State Rep. Sarah Anthony also pointed to “two rivaling factions of individuals who are going at each other in very deadly and violent ways.” But she hesitated to use the word “gang.”
“I do think there’s power in naming the thing, but at the same time I don’t know what value it actually adds to finding a solution,” Anthony said. “If the goal is to solve the issue, then solving the issue just needs to be the priority instead of putting a label on anything. I think the people involved, regardless of whether you want to call it a gang, know what’s going on. People in this city know what’s happening. They know which groups are doing this. They know their names.”
Joseph also pointed to a few nonfatal shootings recently involving at least two distinct groups of people who “obviously had issues” with each other, but he didn’t identify those groups by name. And he said the issues that have led to recent shootings aren’t always reflective of “traditional” elements for which gang members have been known to kill rival gang members.
“We have seen people shooting at or killing each other over the most seemingly ridiculous issues,” Joseph said. “I think the idea of what a gang is needs to be redefined. In my experience too many children and young adults are fighting, literally and figuratively, for the most basic of human needs. I’m talking about food, shelter, clothing, love, affection, purpose and self-worth.”

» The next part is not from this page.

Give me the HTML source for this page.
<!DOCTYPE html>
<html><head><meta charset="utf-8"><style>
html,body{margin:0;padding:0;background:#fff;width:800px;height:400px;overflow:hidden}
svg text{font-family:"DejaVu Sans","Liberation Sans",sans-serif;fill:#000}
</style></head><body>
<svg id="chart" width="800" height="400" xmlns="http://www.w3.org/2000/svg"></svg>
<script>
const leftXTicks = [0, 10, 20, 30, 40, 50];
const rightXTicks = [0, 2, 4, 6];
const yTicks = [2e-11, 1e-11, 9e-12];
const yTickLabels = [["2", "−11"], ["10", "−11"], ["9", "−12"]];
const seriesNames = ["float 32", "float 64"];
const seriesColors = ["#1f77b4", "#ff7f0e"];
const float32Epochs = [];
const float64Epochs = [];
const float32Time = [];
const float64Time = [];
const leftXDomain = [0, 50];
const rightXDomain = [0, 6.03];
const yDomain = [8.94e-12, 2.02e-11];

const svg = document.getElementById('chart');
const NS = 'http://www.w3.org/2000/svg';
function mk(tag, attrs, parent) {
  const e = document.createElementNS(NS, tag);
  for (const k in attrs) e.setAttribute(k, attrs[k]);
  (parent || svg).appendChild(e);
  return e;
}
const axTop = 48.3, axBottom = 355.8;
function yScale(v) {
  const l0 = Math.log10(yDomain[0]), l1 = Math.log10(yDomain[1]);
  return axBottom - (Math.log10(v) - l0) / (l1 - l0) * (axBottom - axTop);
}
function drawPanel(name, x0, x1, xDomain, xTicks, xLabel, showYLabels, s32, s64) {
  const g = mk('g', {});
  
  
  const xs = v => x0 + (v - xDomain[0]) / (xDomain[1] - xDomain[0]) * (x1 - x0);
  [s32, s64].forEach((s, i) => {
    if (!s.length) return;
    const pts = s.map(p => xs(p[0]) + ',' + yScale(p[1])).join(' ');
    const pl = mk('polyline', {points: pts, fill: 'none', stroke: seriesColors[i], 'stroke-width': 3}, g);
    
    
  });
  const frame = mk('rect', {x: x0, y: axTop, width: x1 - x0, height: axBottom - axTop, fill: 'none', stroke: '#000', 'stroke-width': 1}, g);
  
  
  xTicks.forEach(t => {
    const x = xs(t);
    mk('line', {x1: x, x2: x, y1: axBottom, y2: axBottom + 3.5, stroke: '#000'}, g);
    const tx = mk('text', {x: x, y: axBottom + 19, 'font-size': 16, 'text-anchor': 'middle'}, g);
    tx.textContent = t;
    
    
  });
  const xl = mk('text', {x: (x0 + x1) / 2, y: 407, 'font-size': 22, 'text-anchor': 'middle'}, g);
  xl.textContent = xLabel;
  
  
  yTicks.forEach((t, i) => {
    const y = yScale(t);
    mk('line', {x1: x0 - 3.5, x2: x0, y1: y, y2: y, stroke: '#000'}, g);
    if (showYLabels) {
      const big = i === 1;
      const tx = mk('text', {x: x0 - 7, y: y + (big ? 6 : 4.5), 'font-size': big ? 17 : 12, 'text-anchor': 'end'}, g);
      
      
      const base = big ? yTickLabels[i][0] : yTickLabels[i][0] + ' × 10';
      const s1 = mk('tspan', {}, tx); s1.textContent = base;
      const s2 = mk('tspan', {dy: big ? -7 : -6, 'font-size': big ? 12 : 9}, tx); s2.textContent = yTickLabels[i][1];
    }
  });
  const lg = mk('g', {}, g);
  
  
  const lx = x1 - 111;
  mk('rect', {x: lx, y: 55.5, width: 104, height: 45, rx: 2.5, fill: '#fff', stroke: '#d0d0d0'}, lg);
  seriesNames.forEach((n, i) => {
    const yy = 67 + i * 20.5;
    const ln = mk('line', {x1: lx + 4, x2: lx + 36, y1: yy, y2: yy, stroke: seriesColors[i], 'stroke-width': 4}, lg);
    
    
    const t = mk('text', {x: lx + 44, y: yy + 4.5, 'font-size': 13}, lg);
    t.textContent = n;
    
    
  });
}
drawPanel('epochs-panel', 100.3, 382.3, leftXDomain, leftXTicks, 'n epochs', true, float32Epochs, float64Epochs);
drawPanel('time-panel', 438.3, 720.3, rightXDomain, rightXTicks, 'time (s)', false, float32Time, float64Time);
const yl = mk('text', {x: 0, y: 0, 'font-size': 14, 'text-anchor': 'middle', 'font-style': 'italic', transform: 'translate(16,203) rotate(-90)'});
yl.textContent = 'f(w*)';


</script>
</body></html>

He added: “All of this desperation, anxiety and dysfunction creates people who are more likely to be willing to join or create a gang and perpetuate this cycle of violence, so it would not be surprising to me to see more and more of these disassociated children and young adults form their own, loosely defined, gangs in order to secure what they were never given by the people who were supposed to love them the most.”